**Provided data**
• • •
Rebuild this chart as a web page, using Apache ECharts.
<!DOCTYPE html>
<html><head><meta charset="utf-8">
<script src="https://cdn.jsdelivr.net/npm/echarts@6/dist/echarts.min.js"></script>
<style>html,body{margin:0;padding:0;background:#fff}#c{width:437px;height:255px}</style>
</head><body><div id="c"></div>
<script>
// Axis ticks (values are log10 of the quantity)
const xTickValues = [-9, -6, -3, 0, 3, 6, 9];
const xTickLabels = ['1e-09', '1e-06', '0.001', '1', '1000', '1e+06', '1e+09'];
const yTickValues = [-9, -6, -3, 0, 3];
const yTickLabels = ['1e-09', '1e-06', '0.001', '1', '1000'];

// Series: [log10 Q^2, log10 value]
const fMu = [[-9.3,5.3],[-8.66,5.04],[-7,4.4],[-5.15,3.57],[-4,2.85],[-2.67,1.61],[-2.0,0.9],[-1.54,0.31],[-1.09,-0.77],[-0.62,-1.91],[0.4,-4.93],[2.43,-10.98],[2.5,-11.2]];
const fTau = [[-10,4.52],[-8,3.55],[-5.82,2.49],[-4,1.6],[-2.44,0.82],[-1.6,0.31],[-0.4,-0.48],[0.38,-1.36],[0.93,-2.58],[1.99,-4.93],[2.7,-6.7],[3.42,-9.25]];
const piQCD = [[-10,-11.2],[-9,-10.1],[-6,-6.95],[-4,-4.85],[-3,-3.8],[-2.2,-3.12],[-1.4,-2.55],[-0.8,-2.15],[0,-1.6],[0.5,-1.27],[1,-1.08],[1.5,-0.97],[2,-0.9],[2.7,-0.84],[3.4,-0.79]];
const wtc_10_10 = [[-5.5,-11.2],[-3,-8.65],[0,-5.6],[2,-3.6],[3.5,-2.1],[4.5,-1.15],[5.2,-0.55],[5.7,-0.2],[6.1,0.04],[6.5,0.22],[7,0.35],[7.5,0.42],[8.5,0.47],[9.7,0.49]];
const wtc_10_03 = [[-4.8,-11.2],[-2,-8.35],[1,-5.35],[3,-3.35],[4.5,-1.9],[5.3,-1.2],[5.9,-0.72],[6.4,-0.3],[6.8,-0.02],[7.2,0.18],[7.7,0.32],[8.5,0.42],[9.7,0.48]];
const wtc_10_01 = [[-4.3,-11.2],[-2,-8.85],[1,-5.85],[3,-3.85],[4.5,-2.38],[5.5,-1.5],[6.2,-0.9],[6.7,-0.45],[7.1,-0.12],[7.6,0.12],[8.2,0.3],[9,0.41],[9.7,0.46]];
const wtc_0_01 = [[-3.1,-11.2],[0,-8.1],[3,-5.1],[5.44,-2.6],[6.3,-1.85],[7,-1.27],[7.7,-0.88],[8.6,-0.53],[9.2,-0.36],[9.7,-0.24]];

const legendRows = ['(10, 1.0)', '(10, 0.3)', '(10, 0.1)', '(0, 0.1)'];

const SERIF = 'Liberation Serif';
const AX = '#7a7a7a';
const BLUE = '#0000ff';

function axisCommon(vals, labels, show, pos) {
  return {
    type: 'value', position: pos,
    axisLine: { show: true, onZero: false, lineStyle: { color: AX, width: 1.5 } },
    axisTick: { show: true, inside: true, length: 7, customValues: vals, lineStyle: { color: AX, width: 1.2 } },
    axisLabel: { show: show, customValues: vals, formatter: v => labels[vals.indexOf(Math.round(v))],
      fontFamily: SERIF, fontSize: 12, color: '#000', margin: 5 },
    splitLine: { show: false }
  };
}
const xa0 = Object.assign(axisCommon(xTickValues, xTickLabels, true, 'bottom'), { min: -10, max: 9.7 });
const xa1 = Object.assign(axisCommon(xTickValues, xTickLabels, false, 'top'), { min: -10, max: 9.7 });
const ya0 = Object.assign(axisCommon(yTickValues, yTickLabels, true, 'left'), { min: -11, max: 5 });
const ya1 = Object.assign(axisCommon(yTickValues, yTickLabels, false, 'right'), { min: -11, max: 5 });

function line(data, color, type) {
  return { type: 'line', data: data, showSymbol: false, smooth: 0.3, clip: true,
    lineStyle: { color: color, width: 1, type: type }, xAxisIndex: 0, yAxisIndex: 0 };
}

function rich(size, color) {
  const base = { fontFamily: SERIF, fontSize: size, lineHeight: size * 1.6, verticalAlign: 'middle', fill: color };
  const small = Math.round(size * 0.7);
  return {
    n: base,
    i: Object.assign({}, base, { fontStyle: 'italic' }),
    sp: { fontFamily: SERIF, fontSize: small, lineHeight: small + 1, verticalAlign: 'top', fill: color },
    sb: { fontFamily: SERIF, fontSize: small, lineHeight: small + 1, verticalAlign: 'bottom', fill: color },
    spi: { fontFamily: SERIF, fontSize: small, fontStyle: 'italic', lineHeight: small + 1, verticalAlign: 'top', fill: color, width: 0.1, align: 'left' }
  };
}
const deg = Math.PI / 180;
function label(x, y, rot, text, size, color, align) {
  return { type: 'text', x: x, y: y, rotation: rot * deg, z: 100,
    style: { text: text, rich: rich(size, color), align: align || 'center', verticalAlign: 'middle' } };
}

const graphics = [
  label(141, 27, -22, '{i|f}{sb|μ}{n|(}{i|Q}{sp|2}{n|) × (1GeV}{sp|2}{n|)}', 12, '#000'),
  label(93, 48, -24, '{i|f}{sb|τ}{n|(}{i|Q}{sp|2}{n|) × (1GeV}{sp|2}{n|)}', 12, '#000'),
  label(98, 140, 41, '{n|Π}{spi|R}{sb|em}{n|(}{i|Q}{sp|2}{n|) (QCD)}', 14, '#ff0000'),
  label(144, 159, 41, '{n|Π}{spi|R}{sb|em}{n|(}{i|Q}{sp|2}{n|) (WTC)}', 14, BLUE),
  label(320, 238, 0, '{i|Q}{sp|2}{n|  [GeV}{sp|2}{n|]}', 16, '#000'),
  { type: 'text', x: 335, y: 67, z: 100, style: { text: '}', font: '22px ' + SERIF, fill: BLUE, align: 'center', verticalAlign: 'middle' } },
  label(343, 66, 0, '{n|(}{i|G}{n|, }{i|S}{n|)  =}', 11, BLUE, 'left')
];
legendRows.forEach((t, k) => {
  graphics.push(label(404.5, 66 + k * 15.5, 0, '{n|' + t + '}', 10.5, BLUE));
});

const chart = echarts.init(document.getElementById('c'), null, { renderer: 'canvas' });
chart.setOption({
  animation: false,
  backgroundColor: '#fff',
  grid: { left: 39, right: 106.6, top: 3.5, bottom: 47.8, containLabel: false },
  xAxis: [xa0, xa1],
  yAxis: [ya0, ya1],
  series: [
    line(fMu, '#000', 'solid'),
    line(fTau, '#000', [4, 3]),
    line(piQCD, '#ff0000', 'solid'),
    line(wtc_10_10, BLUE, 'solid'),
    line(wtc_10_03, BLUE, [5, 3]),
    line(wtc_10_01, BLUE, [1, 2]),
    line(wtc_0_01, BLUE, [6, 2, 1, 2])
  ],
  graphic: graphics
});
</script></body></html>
• • •
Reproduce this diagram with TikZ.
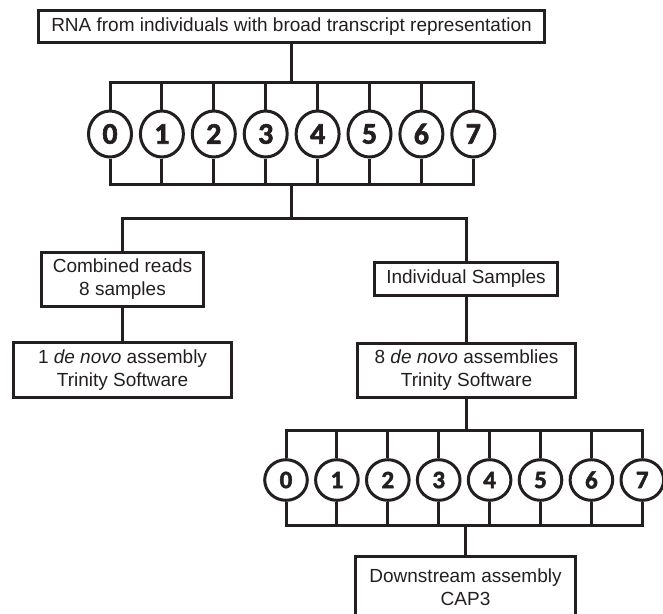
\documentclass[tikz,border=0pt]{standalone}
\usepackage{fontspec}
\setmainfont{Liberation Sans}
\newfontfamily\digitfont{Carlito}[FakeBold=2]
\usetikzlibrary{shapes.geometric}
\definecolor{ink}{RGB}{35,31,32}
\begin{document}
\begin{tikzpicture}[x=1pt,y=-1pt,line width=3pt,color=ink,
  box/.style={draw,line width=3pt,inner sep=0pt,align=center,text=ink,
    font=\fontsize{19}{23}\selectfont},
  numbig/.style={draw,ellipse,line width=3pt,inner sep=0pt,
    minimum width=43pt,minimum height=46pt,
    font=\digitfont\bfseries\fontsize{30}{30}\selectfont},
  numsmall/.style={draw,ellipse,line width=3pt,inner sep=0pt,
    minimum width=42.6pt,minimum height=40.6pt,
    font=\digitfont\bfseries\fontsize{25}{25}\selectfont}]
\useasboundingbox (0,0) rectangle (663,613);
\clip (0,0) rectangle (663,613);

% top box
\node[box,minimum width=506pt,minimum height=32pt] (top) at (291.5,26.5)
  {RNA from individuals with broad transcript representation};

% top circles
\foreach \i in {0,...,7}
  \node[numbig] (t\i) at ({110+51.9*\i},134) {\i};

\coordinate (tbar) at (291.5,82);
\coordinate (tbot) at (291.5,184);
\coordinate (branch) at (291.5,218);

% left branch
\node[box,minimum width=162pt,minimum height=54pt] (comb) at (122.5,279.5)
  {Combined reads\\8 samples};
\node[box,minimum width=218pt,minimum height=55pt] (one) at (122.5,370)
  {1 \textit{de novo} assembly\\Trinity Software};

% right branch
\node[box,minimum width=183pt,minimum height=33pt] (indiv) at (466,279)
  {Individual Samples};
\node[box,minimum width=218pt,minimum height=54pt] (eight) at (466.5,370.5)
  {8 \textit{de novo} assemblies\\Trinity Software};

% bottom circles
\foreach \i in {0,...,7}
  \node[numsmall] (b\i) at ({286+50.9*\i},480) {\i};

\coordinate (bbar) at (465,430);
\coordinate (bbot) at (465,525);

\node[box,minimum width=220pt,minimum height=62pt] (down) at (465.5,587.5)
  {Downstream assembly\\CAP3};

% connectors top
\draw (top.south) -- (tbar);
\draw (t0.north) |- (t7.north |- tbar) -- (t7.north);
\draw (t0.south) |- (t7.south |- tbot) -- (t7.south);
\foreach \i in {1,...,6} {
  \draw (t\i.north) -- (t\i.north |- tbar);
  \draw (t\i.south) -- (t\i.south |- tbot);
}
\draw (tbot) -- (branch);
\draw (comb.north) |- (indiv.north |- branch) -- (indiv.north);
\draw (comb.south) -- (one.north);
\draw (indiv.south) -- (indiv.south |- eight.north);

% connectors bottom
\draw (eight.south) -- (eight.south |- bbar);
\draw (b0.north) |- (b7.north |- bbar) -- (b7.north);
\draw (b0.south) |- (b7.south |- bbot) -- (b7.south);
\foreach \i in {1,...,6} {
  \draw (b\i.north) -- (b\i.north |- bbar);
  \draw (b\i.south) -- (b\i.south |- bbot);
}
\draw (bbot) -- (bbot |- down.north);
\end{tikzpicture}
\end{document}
• • •
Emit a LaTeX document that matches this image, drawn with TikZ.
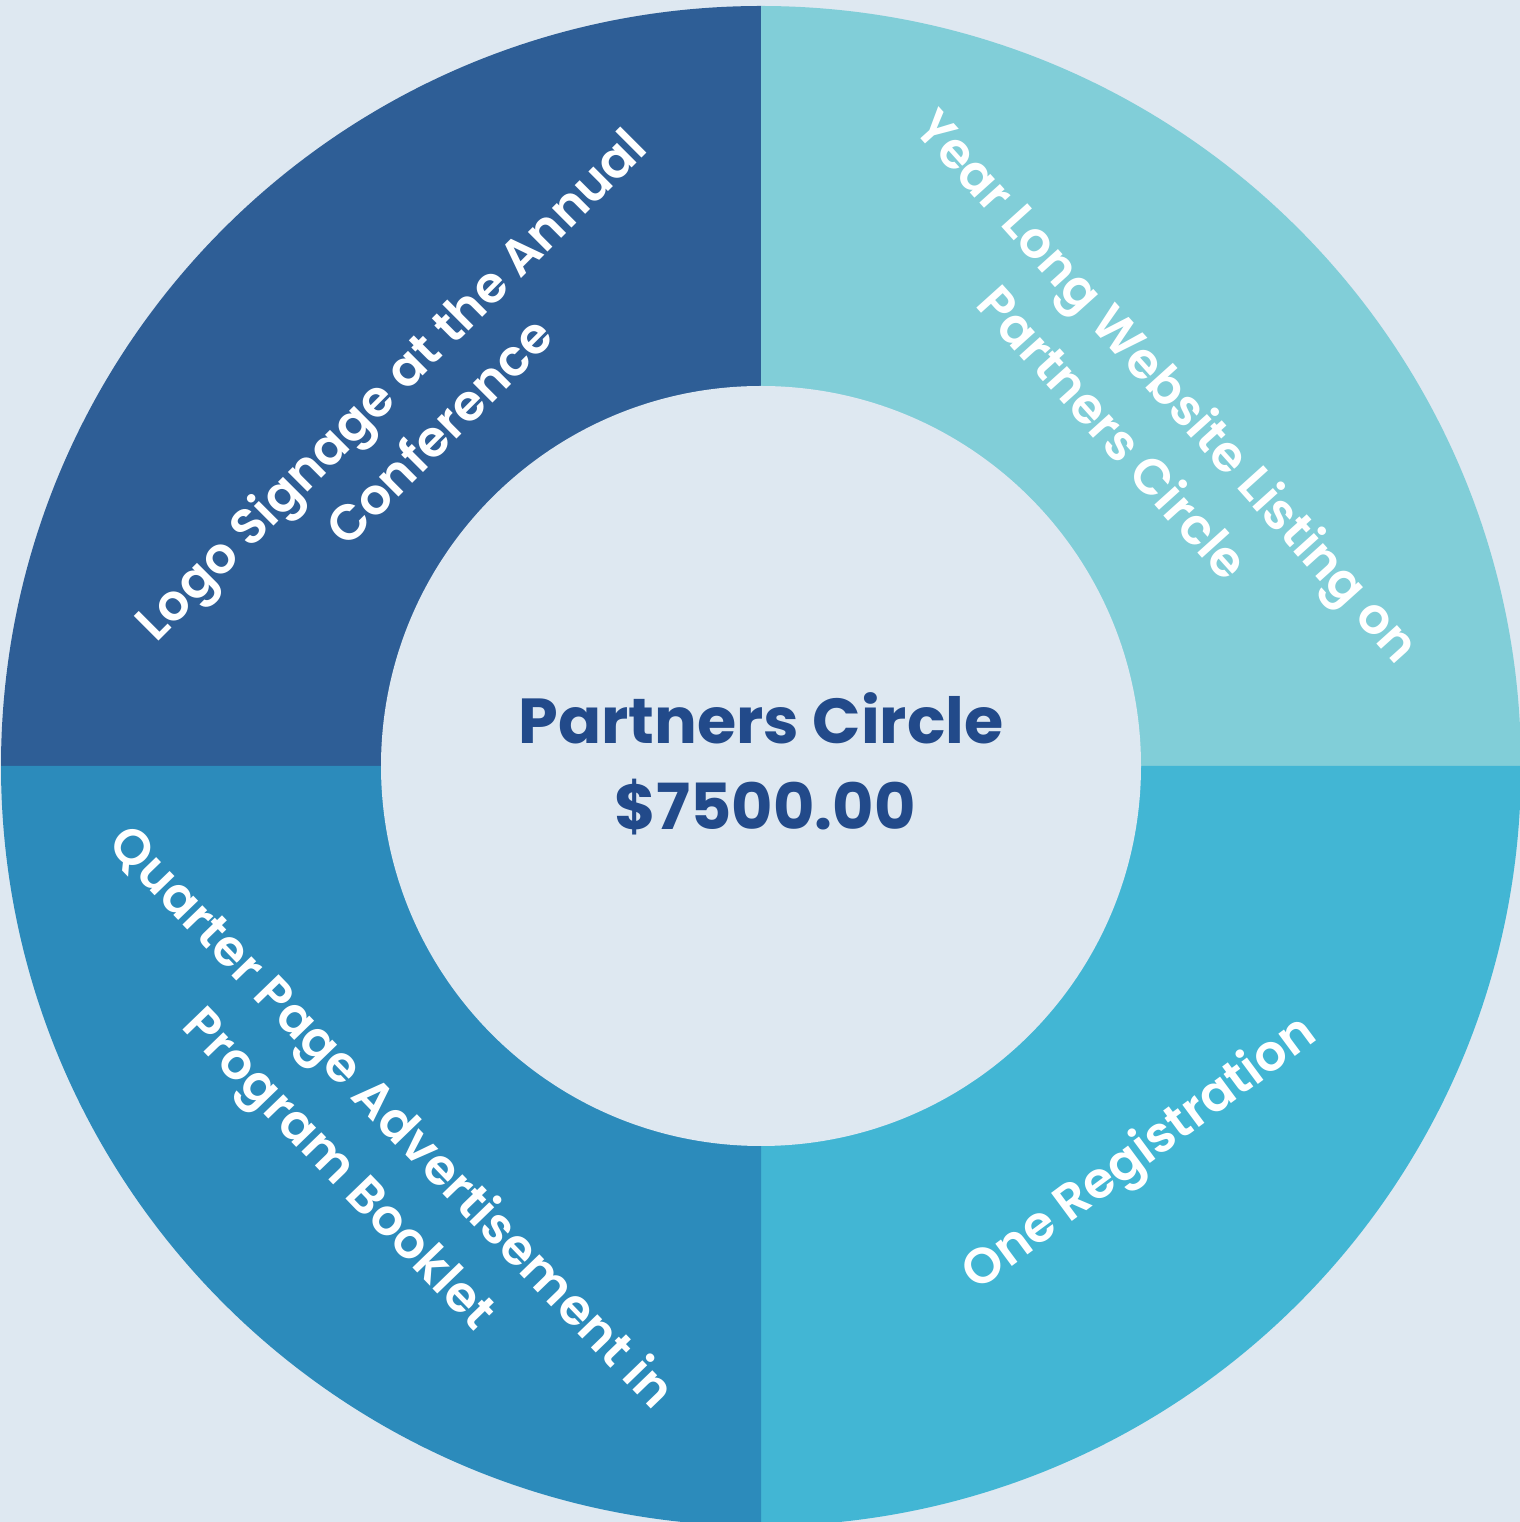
• • •
**Prompt**
Retype precisely, and only, the span of lines that opens at the line containing "Rebuild this chart" and closes at the line containing "const yTickLabels = ['1e-09', '1e-06', '0.001', '1', '1000'];", both inclusive.

**Solution for this task**
Rebuild this chart as a web page, using Apache ECharts.
<!DOCTYPE html>
<html><head><meta charset="utf-8">
<script src="https://cdn.jsdelivr.net/npm/echarts@6/dist/echarts.min.js"></script>
<style>html,body{margin:0;padding:0;background:#fff}#c{width:437px;height:255px}</style>
</head><body><div id="c"></div>
<script>
// Axis ticks (values are log10 of the quantity)
const xTickValues = [-9, -6, -3, 0, 3, 6, 9];
const xTickLabels = ['1e-09', '1e-06', '0.001', '1', '1000', '1e+06', '1e+09'];
const yTickValues = [-9, -6, -3, 0, 3];
const yTickLabels = ['1e-09', '1e-06', '0.001', '1', '1000'];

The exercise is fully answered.